Vail told authorities she had accidentally fallen out of the boat while they were trotline fishing and that he dove into the water but was unable to save her.

Mary's brother, Will Horton, said Vail kept the boat docked at Shell Beach on Lake Charles, which the river flows into. He regularly waterskied with Vail on Lake Charles, he said. "It was a ski boat, not a fishing boat."

In fact, "I never saw a tackle box, a fishing rod or lures. He didn't have a trolling motor," he said. "He never once mentioned going fishing."

Fremont's statement makes Horton believe Vail killed his sister in the lake before dumping her body upstream in the river. "It makes me angry, thinking of somebody hurting my sister," he said.

Nearly eight years after Mary's death, California authorities arrested Vail and Hensley in 1970 after his 8-year-old son, Bill, told police that his father gave him drugs.

Bill also told police he overheard his father admit to killing his mother, Mary.

"He told her (his girlfriend) that he had murdered my mother," Bill said in a taped interview months before his 2009 death. "I heard the girlfriend saying, 'Oh, I know you just must feel responsible for it.' … He said, 'No, you don't understand. I really did kill her.' "

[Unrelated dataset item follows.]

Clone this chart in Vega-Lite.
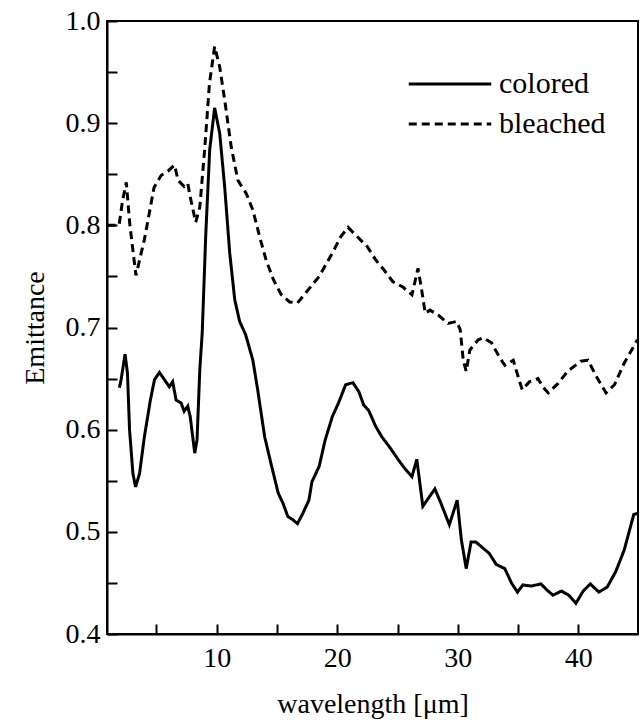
{
  "$schema": "https://vega.github.io/schema/vega-lite/v6.json",
  "width": 531,
  "height": 613,
  "autosize": {"type": "none"},
  "padding": {"left": 107, "top": 21, "right": 3, "bottom": 89},
  "background": "white",
  "config": {"view": {"stroke": "black", "strokeWidth": 2}, "font": "Liberation Serif"},
  "data": {"values": [
    {"s":"colored","x":1.93,"y":0.641},{"s":"colored","x":2.07,"y":0.649},{"s":"colored","x":2.4,"y":0.674},{"s":"colored","x":2.6,"y":0.655},{"s":"colored","x":2.77,"y":0.600},{"s":"colored","x":3.05,"y":0.557},{"s":"colored","x":3.27,"y":0.544},{"s":"colored","x":3.6,"y":0.557},{"s":"colored","x":4.0,"y":0.593},{"s":"colored","x":4.5,"y":0.629},{"s":"colored","x":4.84,"y":0.649},{"s":"colored","x":5.25,"y":0.656},{"s":"colored","x":5.66,"y":0.649},{"s":"colored","x":6.07,"y":0.642},{"s":"colored","x":6.35,"y":0.647},{"s":"colored","x":6.63,"y":0.629},{"s":"colored","x":7.05,"y":0.626},{"s":"colored","x":7.3,"y":0.618},{"s":"colored","x":7.6,"y":0.623},{"s":"colored","x":7.8,"y":0.613},{"s":"colored","x":8.18,"y":0.577},{"s":"colored","x":8.37,"y":0.590},{"s":"colored","x":8.6,"y":0.659},{"s":"colored","x":8.8,"y":0.695},{"s":"colored","x":9.1,"y":0.793},{"s":"colored","x":9.42,"y":0.874},{"s":"colored","x":9.83,"y":0.915},{"s":"colored","x":10.25,"y":0.890},{"s":"colored","x":10.66,"y":0.838},{"s":"colored","x":11.08,"y":0.773},{"s":"colored","x":11.5,"y":0.727},{"s":"colored","x":11.9,"y":0.706},{"s":"colored","x":12.4,"y":0.693},{"s":"colored","x":13.0,"y":0.668},{"s":"colored","x":13.4,"y":0.639},{"s":"colored","x":13.98,"y":0.593},{"s":"colored","x":14.5,"y":0.567},{"s":"colored","x":15.1,"y":0.538},{"s":"colored","x":15.5,"y":0.528},{"s":"colored","x":15.9,"y":0.515},{"s":"colored","x":16.3,"y":0.512},{"s":"colored","x":16.7,"y":0.508},{"s":"colored","x":17.1,"y":0.517},{"s":"colored","x":17.65,"y":0.531},{"s":"colored","x":17.9,"y":0.549},{"s":"colored","x":18.5,"y":0.564},{"s":"colored","x":19.0,"y":0.590},{"s":"colored","x":19.6,"y":0.613},{"s":"colored","x":20.1,"y":0.626},{"s":"colored","x":20.7,"y":0.644},{"s":"colored","x":21.3,"y":0.646},{"s":"colored","x":21.8,"y":0.637},{"s":"colored","x":22.2,"y":0.624},{"s":"colored","x":22.6,"y":0.619},{"s":"colored","x":23.2,"y":0.603},{"s":"colored","x":23.7,"y":0.593},{"s":"colored","x":24.4,"y":0.582},{"s":"colored","x":25.1,"y":0.570},{"s":"colored","x":25.6,"y":0.562},{"s":"colored","x":26.2,"y":0.554},{"s":"colored","x":26.6,"y":0.571},{"s":"colored","x":27.1,"y":0.525},{"s":"colored","x":28.1,"y":0.542},{"s":"colored","x":28.6,"y":0.528},{"s":"colored","x":29.3,"y":0.507},{"s":"colored","x":29.95,"y":0.531},{"s":"colored","x":30.3,"y":0.492},{"s":"colored","x":30.7,"y":0.464},{"s":"colored","x":31.1,"y":0.490},{"s":"colored","x":31.5,"y":0.490},{"s":"colored","x":32.1,"y":0.484},{"s":"colored","x":32.6,"y":0.479},{"s":"colored","x":33.2,"y":0.468},{"s":"colored","x":33.9,"y":0.464},{"s":"colored","x":34.45,"y":0.450},{"s":"colored","x":34.95,"y":0.441},{"s":"colored","x":35.4,"y":0.448},{"s":"colored","x":36.1,"y":0.447},{"s":"colored","x":36.9,"y":0.449},{"s":"colored","x":37.4,"y":0.443},{"s":"colored","x":37.9,"y":0.438},{"s":"colored","x":38.6,"y":0.442},{"s":"colored","x":39.2,"y":0.438},{"s":"colored","x":39.8,"y":0.430},{"s":"colored","x":40.4,"y":0.442},{"s":"colored","x":41.0,"y":0.449},{"s":"colored","x":41.7,"y":0.441},{"s":"colored","x":42.4,"y":0.446},{"s":"colored","x":43.1,"y":0.461},{"s":"colored","x":43.8,"y":0.482},{"s":"colored","x":44.6,"y":0.517},{"s":"colored","x":44.9,"y":0.518},
    {"s":"bleached","x":0.95,"y":0.800},{"s":"bleached","x":1.9,"y":0.800},{"s":"bleached","x":2.2,"y":0.825},{"s":"bleached","x":2.5,"y":0.842},{"s":"bleached","x":2.8,"y":0.800},{"s":"bleached","x":3.3,"y":0.751},{"s":"bleached","x":4.0,"y":0.786},{"s":"bleached","x":4.8,"y":0.837},{"s":"bleached","x":5.4,"y":0.849},{"s":"bleached","x":5.95,"y":0.853},{"s":"bleached","x":6.5,"y":0.859},{"s":"bleached","x":6.8,"y":0.844},{"s":"bleached","x":7.3,"y":0.838},{"s":"bleached","x":7.6,"y":0.841},{"s":"bleached","x":7.8,"y":0.828},{"s":"bleached","x":8.26,"y":0.803},{"s":"bleached","x":8.6,"y":0.818},{"s":"bleached","x":9.0,"y":0.874},{"s":"bleached","x":9.4,"y":0.939},{"s":"bleached","x":9.83,"y":0.975},{"s":"bleached","x":10.25,"y":0.955},{"s":"bleached","x":10.66,"y":0.923},{"s":"bleached","x":11.2,"y":0.877},{"s":"bleached","x":11.76,"y":0.844},{"s":"bleached","x":12.46,"y":0.831},{"s":"bleached","x":13.0,"y":0.815},{"s":"bleached","x":13.56,"y":0.789},{"s":"bleached","x":14.1,"y":0.766},{"s":"bleached","x":14.7,"y":0.747},{"s":"bleached","x":15.36,"y":0.732},{"s":"bleached","x":16.05,"y":0.725},{"s":"bleached","x":16.7,"y":0.724},{"s":"bleached","x":17.4,"y":0.734},{"s":"bleached","x":18.5,"y":0.750},{"s":"bleached","x":19.6,"y":0.773},{"s":"bleached","x":20.3,"y":0.789},{"s":"bleached","x":20.9,"y":0.798},{"s":"bleached","x":21.65,"y":0.789},{"s":"bleached","x":22.5,"y":0.779},{"s":"bleached","x":23.2,"y":0.766},{"s":"bleached","x":23.9,"y":0.756},{"s":"bleached","x":24.6,"y":0.745},{"s":"bleached","x":25.4,"y":0.740},{"s":"bleached","x":26.2,"y":0.732},{"s":"bleached","x":26.7,"y":0.758},{"s":"bleached","x":27.0,"y":0.737},{"s":"bleached","x":27.3,"y":0.714},{"s":"bleached","x":27.7,"y":0.717},{"s":"bleached","x":28.4,"y":0.712},{"s":"bleached","x":29.2,"y":0.704},{"s":"bleached","x":29.9,"y":0.706},{"s":"bleached","x":30.2,"y":0.698},{"s":"bleached","x":30.45,"y":0.668},{"s":"bleached","x":30.7,"y":0.657},{"s":"bleached","x":31.0,"y":0.678},{"s":"bleached","x":31.7,"y":0.688},{"s":"bleached","x":32.1,"y":0.690},{"s":"bleached","x":32.8,"y":0.685},{"s":"bleached","x":33.5,"y":0.670},{"s":"bleached","x":33.9,"y":0.663},{"s":"bleached","x":34.6,"y":0.668},{"s":"bleached","x":35.0,"y":0.652},{"s":"bleached","x":35.35,"y":0.639},{"s":"bleached","x":35.96,"y":0.647},{"s":"bleached","x":36.65,"y":0.650},{"s":"bleached","x":37.05,"y":0.642},{"s":"bleached","x":37.5,"y":0.636},{"s":"bleached","x":38.3,"y":0.645},{"s":"bleached","x":39.1,"y":0.657},{"s":"bleached","x":40.2,"y":0.667},{"s":"bleached","x":40.8,"y":0.668},{"s":"bleached","x":41.5,"y":0.652},{"s":"bleached","x":42.3,"y":0.636},{"s":"bleached","x":43.0,"y":0.644},{"s":"bleached","x":43.8,"y":0.665},{"s":"bleached","x":44.9,"y":0.688}
  ]},
  "mark": {"type": "line", "strokeWidth": 3, "color": "black", "clip": true, "strokeCap": "butt"},
  "encoding": {
    "x": {
      "field": "x", "type": "quantitative",
      "scale": {"domain": [0.9, 44.95], "nice": false, "zero": false},
      "axis": {
        "values": [5, 10, 15, 20, 25, 30, 35, 40],
        "labelExpr": "datum.value % 10 == 0 ? datum.label : ''",
        "ticks": true,
        "tickSize": -10,
        "encode": {"ticks": {"update": {"y2": {"signal": "datum.value % 10 === 0 ? -10 : -5"}}}},
        "tickColor": "black", "tickWidth": 2,
        "domainColor": "black", "domainWidth": 2,
        "labelFontSize": 28, "labelFont": "Liberation Serif", "labelColor": "black",
        "labelPadding": 20, "labelFlush": false, "labelOverlap": false,
        "title": "wavelength [μm]", "titleFontSize": 28, "titleFont": "Liberation Serif",
        "titleFontWeight": "normal", "titleColor": "black", "titlePadding": 18,
        "grid": false
      }
    },
    "y": {
      "field": "y", "type": "quantitative",
      "scale": {"domain": [0.4, 1.0], "nice": false, "zero": false},
      "axis": {
        "values": [0.4, 0.45, 0.5, 0.55, 0.6, 0.65, 0.7, 0.75, 0.8, 0.85, 0.9, 0.95, 1.0],
        "labelExpr": "abs(datum.value*10 - round(datum.value*10)) < 0.001 ? format(datum.value, '.1f') : ''",
        "ticks": true,
        "tickSize": -10,
        "encode": {"ticks": {"update": {"x2": {"signal": "abs(datum.value*10 - round(datum.value*10)) < 0.001 ? 10 : 5"}}}},
        "tickColor": "black", "tickWidth": 2,
        "domainColor": "black", "domainWidth": 2,
        "labelFontSize": 28, "labelFont": "Liberation Serif", "labelColor": "black",
        "labelPadding": 17, "labelFlush": false, "labelOverlap": false,
        "title": "Emittance", "titleFontSize": 28, "titleFont": "Liberation Serif",
        "titleFontWeight": "normal", "titleColor": "black", "titlePadding": 16,
        "grid": false
      }
    },
    "strokeDash": {
      "field": "s", "type": "nominal",
      "scale": {"domain": ["colored", "bleached"], "range": [[1, 0], [8, 5]]},
      "legend": {
        "orient": "none", "legendX": 325, "legendY": 45, "title": null,
        "symbolType": "M-2.5,0H2.5", "symbolSize": 1089, "symbolStrokeWidth": 3,
        "symbolStrokeColor": "black", "symbolFillColor": "transparent",
        "labelFontSize": 30, "labelFont": "Liberation Serif", "labelColor": "black",
        "labelOffset": 31, "rowPadding": 7
      }
    }
  }
}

Vail received a six-month jail sentence in California after pleading guilty to LSD possession. Louisiana authorities, however, never prosecuted Vail.

Fremont read about the arrest at the time and recalled feeling sorry for Bill, whom he had also met.

Two and a half years later, Vail was supposedly married to Hensley when he wrote his mother on March 20, 1973, telling her, "I'm not married anymore."

He wrote that he was south of Florida and when he last saw Hensley, he sent her and an unnamed man "off to the ocean and each other with my good wishes and blessings."

A year later, Vail wrote her family, saying the last he saw her she was in Key West, Florida, where she was leaving to travel the world with an Australian couple named "John and Venessa."

A year later, Vail told his mother that Hensley had left with "Frank and Sally."

Authorities never questioned Vail about Hensley's disappearance.

"She wouldn't have just disappeared," Fremont said. "She would have kept in contact with her family."

He wasn't the only one that Vail talked to about killing his wife, he said. "He confessed to a lot of people. They didn't believe him — I did."